Let’s Play Two Today

Two of the nation’s most prestigious and lucrative trade shows have re-upped at McCormick Place, thanks to two rounds of work-rule changes that made the convention center more competitive. The combined National Restaurant Association and Hotel-Motel Show has signed a five-year extension that will keep the show (which had threatened to leave Chicago) at McCormick Place from 2017 through 2021. National Restaurant Association officials credit the cost-cutting work-rule changes for making the agreement possible.

The show is expected to result in “direct expenditures” of more than $600 million through 2020 and put roughly 1,650 union members to work in each of those years.

The biennial International Manufacturing Technology Show has signed on for two more years — in 2018 and 2020. This is expected to result in $346 million in direct spending and 2,000 union jobs in each of those two years.

The work-rule changes that Mayor Rahm Emanuel and Gov.
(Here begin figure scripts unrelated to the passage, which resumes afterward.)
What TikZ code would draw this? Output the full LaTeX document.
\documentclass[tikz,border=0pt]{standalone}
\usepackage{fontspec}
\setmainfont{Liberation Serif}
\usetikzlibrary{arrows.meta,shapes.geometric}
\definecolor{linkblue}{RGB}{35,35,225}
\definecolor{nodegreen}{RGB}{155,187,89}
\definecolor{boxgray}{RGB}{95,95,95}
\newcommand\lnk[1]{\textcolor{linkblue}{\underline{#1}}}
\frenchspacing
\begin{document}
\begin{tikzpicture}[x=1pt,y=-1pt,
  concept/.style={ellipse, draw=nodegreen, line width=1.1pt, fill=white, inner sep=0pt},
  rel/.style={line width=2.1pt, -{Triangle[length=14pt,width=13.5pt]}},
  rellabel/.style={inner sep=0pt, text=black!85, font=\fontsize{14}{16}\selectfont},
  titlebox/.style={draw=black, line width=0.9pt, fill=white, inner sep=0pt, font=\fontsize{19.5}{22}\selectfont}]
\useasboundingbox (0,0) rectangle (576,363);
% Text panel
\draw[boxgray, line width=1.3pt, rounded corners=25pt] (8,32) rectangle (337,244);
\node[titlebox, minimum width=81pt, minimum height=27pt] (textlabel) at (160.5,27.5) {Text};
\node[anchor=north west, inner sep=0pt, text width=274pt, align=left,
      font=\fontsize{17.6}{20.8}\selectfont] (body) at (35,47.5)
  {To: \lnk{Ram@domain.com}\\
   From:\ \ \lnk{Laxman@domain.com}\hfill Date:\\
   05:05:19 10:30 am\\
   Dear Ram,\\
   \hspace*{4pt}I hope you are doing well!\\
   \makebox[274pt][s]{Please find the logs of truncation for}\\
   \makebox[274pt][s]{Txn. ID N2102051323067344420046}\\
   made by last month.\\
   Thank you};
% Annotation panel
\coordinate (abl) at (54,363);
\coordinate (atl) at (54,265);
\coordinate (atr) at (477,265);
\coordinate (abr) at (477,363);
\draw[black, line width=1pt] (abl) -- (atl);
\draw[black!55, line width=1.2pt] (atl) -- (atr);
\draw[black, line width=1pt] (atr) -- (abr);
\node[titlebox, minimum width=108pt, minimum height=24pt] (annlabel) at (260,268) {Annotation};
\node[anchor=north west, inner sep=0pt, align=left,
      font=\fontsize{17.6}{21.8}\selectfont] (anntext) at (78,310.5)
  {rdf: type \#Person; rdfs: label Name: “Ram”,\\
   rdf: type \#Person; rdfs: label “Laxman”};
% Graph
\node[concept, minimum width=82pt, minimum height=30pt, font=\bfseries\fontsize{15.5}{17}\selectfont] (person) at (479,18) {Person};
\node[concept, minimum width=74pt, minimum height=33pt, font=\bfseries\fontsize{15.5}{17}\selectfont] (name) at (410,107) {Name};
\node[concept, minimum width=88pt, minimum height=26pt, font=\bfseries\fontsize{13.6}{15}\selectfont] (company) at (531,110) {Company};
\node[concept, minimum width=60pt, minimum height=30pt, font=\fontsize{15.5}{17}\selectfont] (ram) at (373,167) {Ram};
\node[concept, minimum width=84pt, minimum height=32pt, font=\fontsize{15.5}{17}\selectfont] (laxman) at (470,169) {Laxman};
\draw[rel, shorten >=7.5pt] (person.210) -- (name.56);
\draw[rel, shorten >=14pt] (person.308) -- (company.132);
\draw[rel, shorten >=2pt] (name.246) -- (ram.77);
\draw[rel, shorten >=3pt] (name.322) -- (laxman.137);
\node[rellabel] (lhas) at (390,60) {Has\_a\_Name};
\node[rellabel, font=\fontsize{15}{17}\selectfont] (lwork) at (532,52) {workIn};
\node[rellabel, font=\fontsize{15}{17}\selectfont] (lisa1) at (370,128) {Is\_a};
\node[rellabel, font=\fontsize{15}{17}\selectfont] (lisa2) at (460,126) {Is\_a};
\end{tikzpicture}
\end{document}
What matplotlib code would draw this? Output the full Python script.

Pat Quinn brokered with the Teamsters and Carpenters unions allowed the McPier Authority to create an “exhibitors bill of rights” that lets show managers and exhibitors set up their own booths with simple tools. Exhibitors also can drive and unload their own vehicles at McCormick Place, and union work can be done by two-person crews instead of the old three-person minimum.


The Right Tool for the Job

Until late September, the pharmaceutical and biotech convention Interphex was in talks to bring its annual 10,000-person event to Philadelphia in 2014. According to Philly Convention & Visitors Bureau officials, Interphex was looking at Philadelphia as a more cost-effective option than its 2013 destination, the Javits Center in Manhattan.

Way back in 2003, the leaders of the six local unions that work at the Convention Center signed a 21-page Customer Satisfaction Agreement (CSA) dedicated to “creating and maintaining the highest level of customer satisfaction.” In addition to laying out some ground rules for union members’ behavior, the CSA also spells out rules and “rights” for the exhibitors.

The Interphex people took issue with a particular clause: Exhibit C, Paragraph E, Subsection 1: An exhibitor “may use hand tools … but not power tools including battery operated tools, or ladders.” So, yeah, no power screwdrivers. Officials of the Convention Center Authority’s board of directors, attempted to accommodate Interphex’s needs by making available a small group of screwdriver-toting union carpenters free of charge. But for the Interphex people, it was more of the principle behind the rule; the show turned its back on Philadelphia, stating that until the antiquated rules in the building changed, they would not return.

The Customer Satisfaction Agreement between the unions and the Convention Center will expire on July 14, 2013. The Convention Center Authority’s Customer Satisfaction Committee are currently mulling over potential changes to the CSA, pending a proposal to the board followed by union negotiations. Until then, Philly is “screwed,” in the eyes of Interphex.